В конце концов, возникает дилемма: держать больного на искусственном дыхании вечно невозможно, но любая попытка отключить аппарат может привести к смерти. И чем дольше решение не принимается, тем тяжелее будет справиться с последствиями. Таким образом, постепенно главным вопросом политической повестки дня в таком обществе становится «стратегия выхода» их режима экономической «спецоперации» и возврата к нормальному «регулярному государству» с пусть и не идеальными, но все же самостоятельными и работающими институтами.
Исторический опыт подсказывает, что есть два сценария выхода из этого тупика: управляемый (хрущевская оттепель) и неуправляемый (смута начала XVII века). В первом случае власть находит в себе силы самостоятельно начать демонтаж системы личной власти, частью, убирая «излишества», частью превращая сами элементы «внутренней власти» в регулярные институты. Во втором случае, режим умирает вместе со смертью своего создателя, и страна погружается в хаос, выйти из которого удается путем невероятных усилий и ценой огромных потерь.

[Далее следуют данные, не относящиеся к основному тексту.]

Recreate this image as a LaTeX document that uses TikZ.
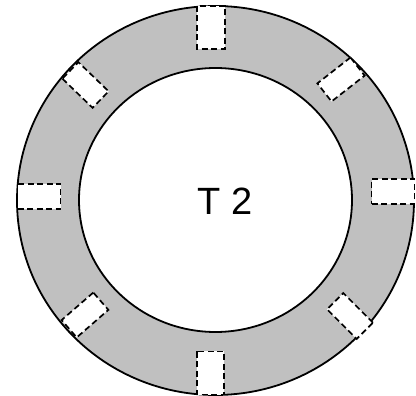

С этой точки зрения первоочередной задачей, стоящей сегодня перед Россией, является управляемая конверсия политической системы, ее плавная поэтапная «демилитаризация». В рамках этого процесса мутные институты, возникшие в лоне «ментовского государства» (по образному выражению Л.Никитинского) должны быть заменены более прозрачными регулярными государственными институтами. Эта конверсия является необходимой предпосылкой модернизации, о которой сегодня так много говорится. Реформа МВД может состояться не на словах, а на деле, только как составная часть этого политического движения.